Commendable collection of works for viola da gamba by Handel – or are they?

Ibrahim Aziz: Handel, Sainte-Colombe Le Fils

Ibrahim Aziz: Handel, Sainte-Colombe Le Fils

The Strad Issue: June 2020

Description: Commendable collection of works for viola da gamba by Handel – or are they?

Musicians: Ibrahim Aziz (viola da gamba) Masumi Yamamoto (harpsichord)

Works: Handel: Works for viola da gamba and harpsichord: Sonatas in G minor HWV364b, A major (after HWV372), D major and C major; Prelude in D minor HWV437; Suites in E minor HWV429 and in D minor HWV448. Sainte-Colombe Le Fils: Prelude in E minor

Catalogue Number: FIRST HAND RECORDS FHR91

Handel’s solo works for the viola da gamba are somewhat problematic. The only undisputed one is the G minor Sonata that opens this recital, but even this is a transcription of a violin work (Handel wrote out the first bars in alto clef with the words ‘per la Viola da Gamba’ as an instruction for his copyist). Authorship of the C major has been alternatively credited to Handel and to one Johann Matthias Leffloth, the jury being still out on this one. The (violin) Sonata HWV372, here idiomatically arranged by the present soloist, might also not be by Handel at all, and the D major one, found in an anonymous manuscript from Kassel, has only rather tenuous claims – however, at least the Sarabande evinces, to my ears, a most Handelian nobility of gait.

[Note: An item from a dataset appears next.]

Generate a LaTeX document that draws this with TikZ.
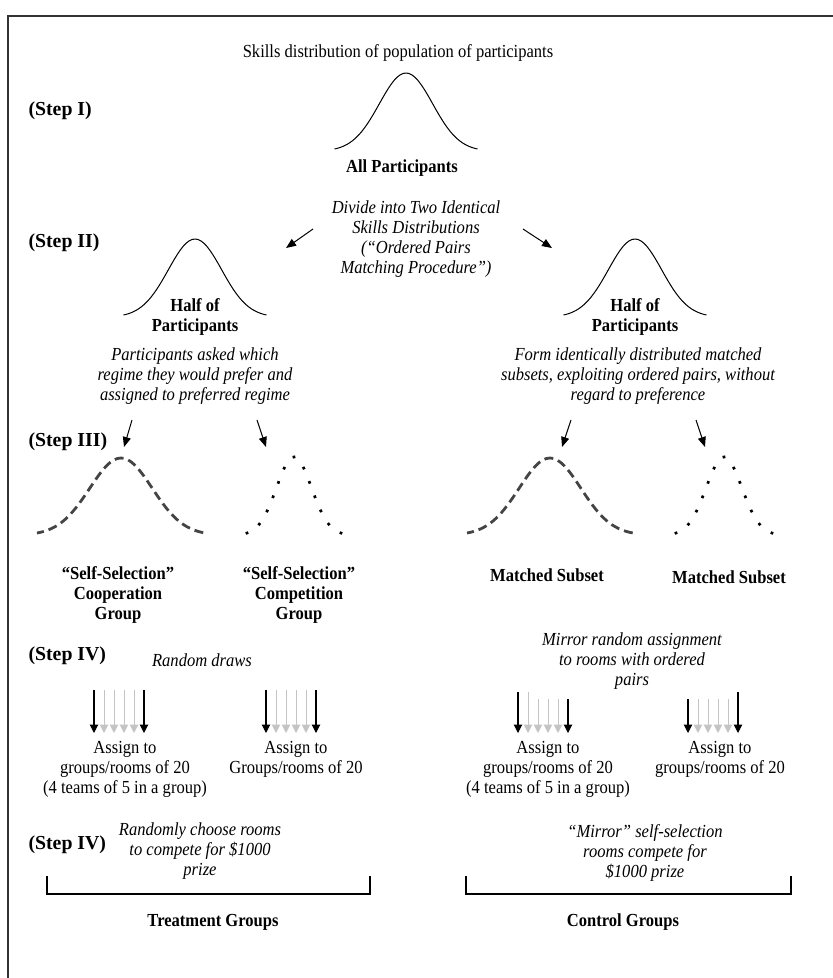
\documentclass[tikz,border=0pt]{standalone}
\usepackage{fontspec}
\setmainfont{Liberation Serif}
\newfontfamily\narrowserif{Liberation Serif}[FakeStretch=0.9]
\usetikzlibrary{arrows.meta,decorations.markings}
\definecolor{dgray}{HTML}{444444}
\definecolor{lgray}{HTML}{C4C4C4}
\definecolor{framegray}{HTML}{333333}
\newcommand{\bodysize}{\narrowserif\fontsize{18.4}{20}\selectfont}
\newcommand{\stepsize}{\fontsize{19.8}{22}\selectfont}
% bell curve: [style]{centre x}{base y}{half width}{height}
\newcommand{\bellcurve}[5][]{%
  \draw[smooth,#1] plot[domain=-1:1,samples=49]
    ({#2+#4*\x},{#3-#5*(exp(-3.6*(\x)*(\x))-0.0273)/0.9727});}
\tikzset{
  steplabel/.style={anchor=west,font=\stepsize\bfseries},
  boldlbl/.style={align=center,font=\bodysize\bfseries},
  notelbl/.style={align=center,font=\bodysize\itshape},
  plainlbl/.style={align=center,font=\bodysize},
  arr/.style={-{Triangle[length=10pt,width=8pt]},line width=1pt},
  blackdraw/.style={-{Triangle[length=8.5pt,width=8.5pt]},line width=1.1pt},
  graydraw/.style={-{Triangle[length=8.5pt,width=8.5pt]},line width=1pt,draw=lgray,fill=lgray},
  dashbell/.style={line width=2.8pt,draw=dgray,dash pattern=on 9pt off 5pt,dash phase=2pt},
  dotbell/.style={sharp plot,draw=none,postaction={decorate},
    decoration={markings,mark=between positions 0 and 1 step 0.08333 with
      {\fill (-1.35pt,-1.35pt) rectangle (1.35pt,1.35pt);}}},
  bracket/.style={line width=1.4pt}
}
\begin{document}
\begin{tikzpicture}[x=1pt,y=-1pt]
\useasboundingbox (0,0) rectangle (833,978);
\draw[line width=1.5pt,framegray] (8,978) -- (8,16) -- (833,16);

% Step I
\node[plainlbl] (title) at (398,53) {Skills distribution of population of participants};
\node[steplabel] (s1) at (25,111) {(Step I)};
\bellcurve[line width=1pt]{406}{149}{71.5}{76}
\node[boldlbl] (allp) at (402,168) {All Participants};

% Step II
\node[notelbl] (divide) at (416,239) {Divide into Two Identical\\Skills Distributions\\(“Ordered Pairs\\Matching Procedure”)};
\node[steplabel] (s2) at (25,243) {(Step II)};
\coordinate (splitL0) at (313,229);
\coordinate (splitL1) at (286,248);
\coordinate (splitR0) at (523,229);
\coordinate (splitR1) at (552,248);
\draw[arr] (splitL0) -- (splitL1);
\draw[arr] (splitR0) -- (splitR1);
\bellcurve[line width=1pt]{195}{315}{71.5}{76}
\bellcurve[line width=1pt]{635}{315}{71.5}{76}
\node[boldlbl] (halfL) at (195,316.5) {Half of\\Participants};
\node[boldlbl] (halfR) at (635,316.5) {Half of\\Participants};
\node[notelbl] (askL) at (195,376) {Participants asked which\\regime they would prefer and\\assigned to preferred regime};
\node[notelbl] (formR) at (638,376) {Form identically distributed matched\\subsets, exploiting ordered pairs, without\\regard to preference};

% Step III
\node[steplabel] (s3) at (25,442) {(Step III)};
\coordinate (coopA) at (132,420);
\coordinate (coopB) at (124,447);
\coordinate (compA) at (257,420);
\coordinate (compB) at (266,447);
\coordinate (matchA) at (571,420);
\coordinate (matchB) at (562,447);
\coordinate (matchC) at (696,420);
\coordinate (matchD) at (705,447);
\draw[arr] (coopA) -- (coopB);
\draw[arr] (compA) -- (compB);
\draw[arr] (matchA) -- (matchB);
\draw[arr] (matchC) -- (matchD);
\bellcurve[dashbell]{121}{533}{84}{75}
\bellcurve[dotbell]{294}{533}{47}{76}
\bellcurve[dashbell]{550}{533}{83}{75}
\bellcurve[dotbell]{724}{533}{48}{76}
\node[boldlbl] (coop) at (118,595) {“Self-Selection”\\Cooperation\\Group};
\node[boldlbl] (comp) at (299,595) {“Self-Selection”\\Competition\\Group};
\node[boldlbl] (subL) at (547,575) {Matched Subset};
\node[boldlbl] (subR) at (729,577) {Matched Subset};

% Step IV
\node[steplabel] (s4) at (25,656) {(Step IV)};
\node[notelbl] (draws) at (202,660) {Random draws};
\node[notelbl] (mirror) at (632,661) {Mirror random assignment\\to rooms with ordered\\pairs};
\foreach \bx/\tops [count=\k] in {94/{690,690,690,690,690,690},
    266/{690,690,690,690,690,690},
    518/{692,692,699,699,699,699},
    688/{699,699,699,699,699,692}} {
  \foreach \ty [count=\i from 0] in \tops {
    \coordinate (top\k-\i) at (\bx+10*\i,\ty);
    \coordinate (tip\k-\i) at (\bx+10*\i,733);
  }
  \foreach \i in {1,...,4}
    \draw[graydraw] (top\k-\i) -- (tip\k-\i);
  \foreach \i in {0,5}
    \draw[blackdraw] (top\k-\i) -- (tip\k-\i);
}
\node[plainlbl] (assign1) at (125,769) {Assign to\\groups/rooms of 20\\(4 teams of 5 in a group)};
\node[plainlbl] (assign2) at (296,759) {Assign to\\Groups/rooms of 20};
\node[plainlbl] (assign3) at (548,769) {Assign to\\groups/rooms of 20\\(4 teams of 5 in a group)};
\node[plainlbl] (assign4) at (720,759) {Assign to\\groups/rooms of 20};

% Step IV (prize)
\node[steplabel] (s5) at (25,845) {(Step IV)};
\node[notelbl] (choose) at (200,851) {Randomly choose rooms\\to compete for \$1000\\prize};
\node[notelbl] (mirror2) at (645,853) {“Mirror” self-selection\\rooms compete for\\\$1000 prize};
\draw[bracket] (47,876) -- (47,894) -- (370,894) -- (370,876);
\draw[bracket] (466,876) -- (466,894) -- (791,894) -- (791,876);
\node[boldlbl] (treat) at (213,922) {Treatment Groups};
\node[boldlbl] (control) at (623,922) {Control Groups};
\end{tikzpicture}
\end{document}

Ibrahim Aziz plays throughout this well-filled, warmly recorded CD with strong but malleable tone and an agile technique, to wit the wide string-crossings in the finale of HWV372. In his hands, Handel’s passagework can occasionally sound plodding, some tempos being on the slowish side.

Aziz is at his considerable best in the unaccompanied Prelude in E minor by Sainte-Colombe le fils that introduces Handel’s harpsichord suite in that key, where Masumi Yamamoto comes into her own. She is subsequently joined by Aziz for a convincing duo arrangement of the D minor Suite, its final Chaconne building up an exhilarating momentum. Both players achieve beautiful unanimity of phrasing in the three-part writing of the C major Sonata that concludes this recommendable recital.